** START MATERIAL PROVIDED **
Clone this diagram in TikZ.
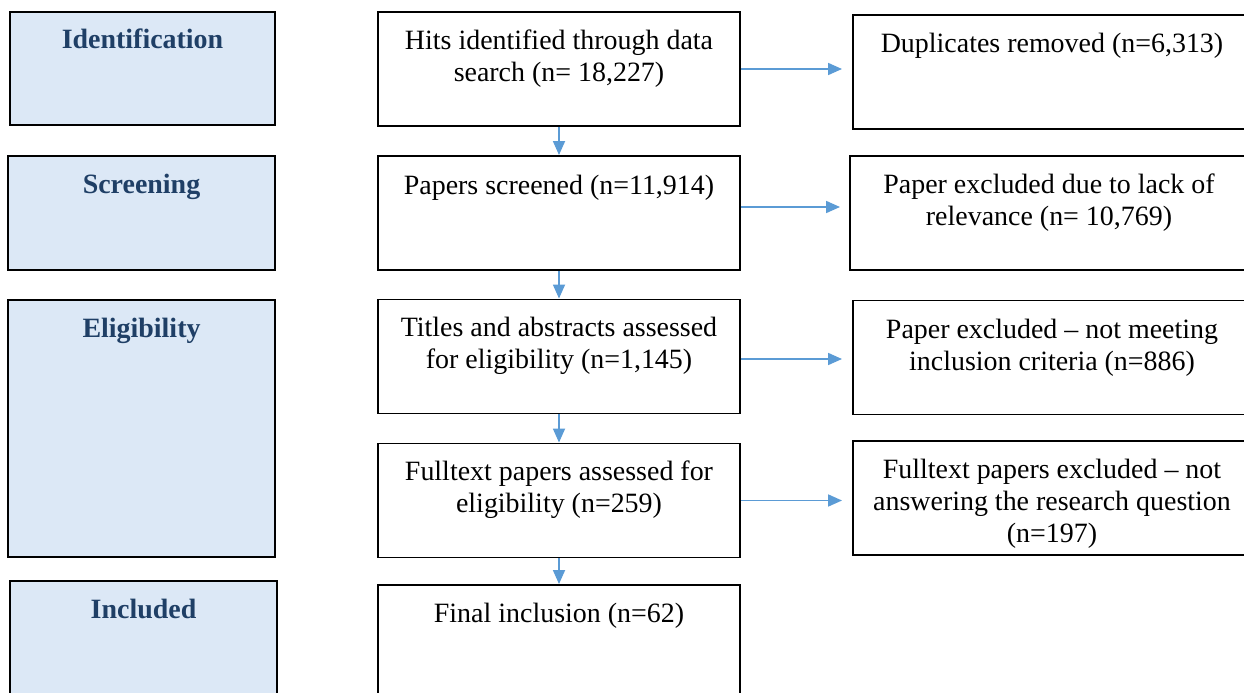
\documentclass[tikz,border=0pt]{standalone}
\usepackage{xcolor}
\usepackage{fontspec}
\setmainfont{Liberation Serif}
\usepackage{tikz}
\usetikzlibrary{arrows.meta,positioning,calc}
\definecolor{phasefill}{HTML}{DCE8F6}
\definecolor{phaseink}{HTML}{1F3F66}
\definecolor{flowblue}{HTML}{5B9BD5}
\newcommand{\boxfont}{\fontsize{15.9}{18.2}\selectfont}
\tikzset{
  phase/.style={draw, line width=1.1pt, fill=phasefill, minimum width=5.34cm,
                minimum height=2.28cm, inner sep=0pt},
  phaselbl/.style={font=\boxfont\bfseries, text=phaseink, anchor=base, inner sep=0pt},
  stage/.style={draw, line width=1.1pt, fill=white, minimum width=7.24cm,
                minimum height=2.28cm, inner sep=0pt},
  excl/.style={stage, minimum width=7.96cm},
  stagetxt/.style={font=\boxfont, align=center, anchor=north, inner sep=0pt,
                   execute at begin node=\strut},
}
\tikzset{
  flow/.style={draw=flowblue, line width=1pt,
               -{Triangle[length=0.28cm, width=0.24cm]}},
}

\begin{document}
\begin{tikzpicture}
    \useasboundingbox (0,0) rectangle (24.88,-13.86);

    % phases on the left
    \node[phase, minimum width=5.3cm, minimum height=2.26cm] (ident) at (2.85,-1.37) {};
    \node[phaselbl] at ([yshift=-0.74cm]ident.north) {Identification};
    \node[phase] (screen) at (2.83,-4.26) {};
    \node[phaselbl] at ([yshift=-0.76cm]screen.north) {Screening};
    \node[phase, minimum height=5.14cm] (elig) at (2.83,-8.57) {};
    \node[phaselbl] at ([yshift=-0.76cm]elig.north) {Eligibility};
    \node[phase] (incl) at (2.87,-12.76) {};
    \node[phaselbl] at ([yshift=-0.76cm]incl.north) {Included};

    % main flow
    \node[stage] (hits) at (11.18,-1.38) {};
    \node[stagetxt] at ([yshift=-0.37cm]hits.north) {Hits identified through data\\search (n= 18,227)};
    \node[stage] (scr) at (11.18,-4.26) {};
    \node[stagetxt] at ([yshift=-0.33cm]scr.north) {Papers screened (n=11,914)};
    \node[stage] (tit) at (11.18,-7.13) {};
    \node[stagetxt] at ([yshift=-0.36cm]tit.north) {Titles and abstracts assessed\\for eligibility (n=1,145)};
    \node[stage] (full) at (11.18,-10.01) {};
    \node[stagetxt] at ([yshift=-0.36cm]full.north) {Fulltext papers assessed for\\eligibility (n=259)};
    \node[stage] (fin) at (11.18,-12.84) {};
    \node[stagetxt] at ([yshift=-0.32cm]fin.north) {Final inclusion (n=62)};

    % exclusions
    \node[excl] (dup) at (21.04,-1.44) {};
    \node[stagetxt] at ([yshift=-0.32cm]dup.north) {Duplicates removed (n=6,313)};
    \node[excl] (rel) at (20.98,-4.26) {};
    \node[stagetxt] at ([yshift=-0.36cm]rel.north) {Paper excluded due to lack of\\relevance (n= 10,769)};
    \node[excl] (crit) at (21.04,-7.15) {};
    \node[stagetxt] at ([yshift=-0.38cm]crit.north) {Paper excluded – not meeting\\inclusion criteria (n=886)};
    \node[excl] (ans) at (21.04,-9.96) {};
    \node[stagetxt] at ([yshift=-0.37cm]ans.north) {Fulltext papers excluded – not\\answering the research question\\(n=197)};

    \draw[flow] (hits) -- (scr);
    \draw[flow] (scr) -- (tit);
    \draw[flow] (tit) -- (full);
    \draw[flow] (full) -- (fin);
    \draw[flow, shorten >=0.2cm] (hits.east) -- (hits.east -| dup.west);
    \draw[flow, shorten >=0.18cm] ([yshift=0.12cm]scr.east) -- ([yshift=0.12cm]scr.east -| rel.west);
    \draw[flow, shorten >=0.2cm] ([yshift=-0.05cm]tit.east) -- ([yshift=-0.05cm]tit.east -| crit.west);
    \draw[flow, shorten >=0.2cm] (full.east) -- (full.east -| ans.west);
  \end{tikzpicture}
\end{document}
** END MATERIAL PROVIDED **
TASK DETAILS:
Reproduce the data verbatim. Do not carry any picture into the copy.

REPLY TO THE TASK:
Clone this diagram in TikZ.
\documentclass[tikz,border=0pt]{standalone}
\usepackage{xcolor}
\usepackage{fontspec}
\setmainfont{Liberation Serif}
\usepackage{tikz}
\usetikzlibrary{arrows.meta,positioning,calc}
\definecolor{phasefill}{HTML}{DCE8F6}
\definecolor{phaseink}{HTML}{1F3F66}
\definecolor{flowblue}{HTML}{5B9BD5}
\newcommand{\boxfont}{\fontsize{15.9}{18.2}\selectfont}
\tikzset{
  phase/.style={draw, line width=1.1pt, fill=phasefill, minimum width=5.34cm,
                minimum height=2.28cm, inner sep=0pt},
  phaselbl/.style={font=\boxfont\bfseries, text=phaseink, anchor=base, inner sep=0pt},
  stage/.style={draw, line width=1.1pt, fill=white, minimum width=7.24cm,
                minimum height=2.28cm, inner sep=0pt},
  excl/.style={stage, minimum width=7.96cm},
  stagetxt/.style={font=\boxfont, align=center, anchor=north, inner sep=0pt,
                   execute at begin node=\strut},
}
\tikzset{
  flow/.style={draw=flowblue, line width=1pt,
               -{Triangle[length=0.28cm, width=0.24cm]}},
}

\begin{document}
\begin{tikzpicture}
    \useasboundingbox (0,0) rectangle (24.88,-13.86);

    % phases on the left
    \node[phase, minimum width=5.3cm, minimum height=2.26cm] (ident) at (2.85,-1.37) {};
    \node[phaselbl] at ([yshift=-0.74cm]ident.north) {Identification};
    \node[phase] (screen) at (2.83,-4.26) {};
    \node[phaselbl] at ([yshift=-0.76cm]screen.north) {Screening};
    \node[phase, minimum height=5.14cm] (elig) at (2.83,-8.57) {};
    \node[phaselbl] at ([yshift=-0.76cm]elig.north) {Eligibility};
    \node[phase] (incl) at (2.87,-12.76) {};
    \node[phaselbl] at ([yshift=-0.76cm]incl.north) {Included};

    % main flow
    \node[stage] (hits) at (11.18,-1.38) {};
    \node[stagetxt] at ([yshift=-0.37cm]hits.north) {Hits identified through data\\search (n= 18,227)};
    \node[stage] (scr) at (11.18,-4.26) {};
    \node[stagetxt] at ([yshift=-0.33cm]scr.north) {Papers screened (n=11,914)};
    \node[stage] (tit) at (11.18,-7.13) {};
    \node[stagetxt] at ([yshift=-0.36cm]tit.north) {Titles and abstracts assessed\\for eligibility (n=1,145)};
    \node[stage] (full) at (11.18,-10.01) {};
    \node[stagetxt] at ([yshift=-0.36cm]full.north) {Fulltext papers assessed for\\eligibility (n=259)};
    \node[stage] (fin) at (11.18,-12.84) {};
    \node[stagetxt] at ([yshift=-0.32cm]fin.north) {Final inclusion (n=62)};

    % exclusions
    \node[excl] (dup) at (21.04,-1.44) {};
    \node[stagetxt] at ([yshift=-0.32cm]dup.north) {Duplicates removed (n=6,313)};
    \node[excl] (rel) at (20.98,-4.26) {};
    \node[stagetxt] at ([yshift=-0.36cm]rel.north) {Paper excluded due to lack of\\relevance (n= 10,769)};
    \node[excl] (crit) at (21.04,-7.15) {};
    \node[stagetxt] at ([yshift=-0.38cm]crit.north) {Paper excluded – not meeting\\inclusion criteria (n=886)};
    \node[excl] (ans) at (21.04,-9.96) {};
    \node[stagetxt] at ([yshift=-0.37cm]ans.north) {Fulltext papers excluded – not\\answering the research question\\(n=197)};

    \draw[flow] (hits) -- (scr);
    \draw[flow] (scr) -- (tit);
    \draw[flow] (tit) -- (full);
    \draw[flow] (full) -- (fin);
    \draw[flow, shorten >=0.2cm] (hits.east) -- (hits.east -| dup.west);
    \draw[flow, shorten >=0.18cm] ([yshift=0.12cm]scr.east) -- ([yshift=0.12cm]scr.east -| rel.west);
    \draw[flow, shorten >=0.2cm] ([yshift=-0.05cm]tit.east) -- ([yshift=-0.05cm]tit.east -| crit.west);
    \draw[flow, shorten >=0.2cm] (full.east) -- (full.east -| ans.west);
  \end{tikzpicture}
\end{document}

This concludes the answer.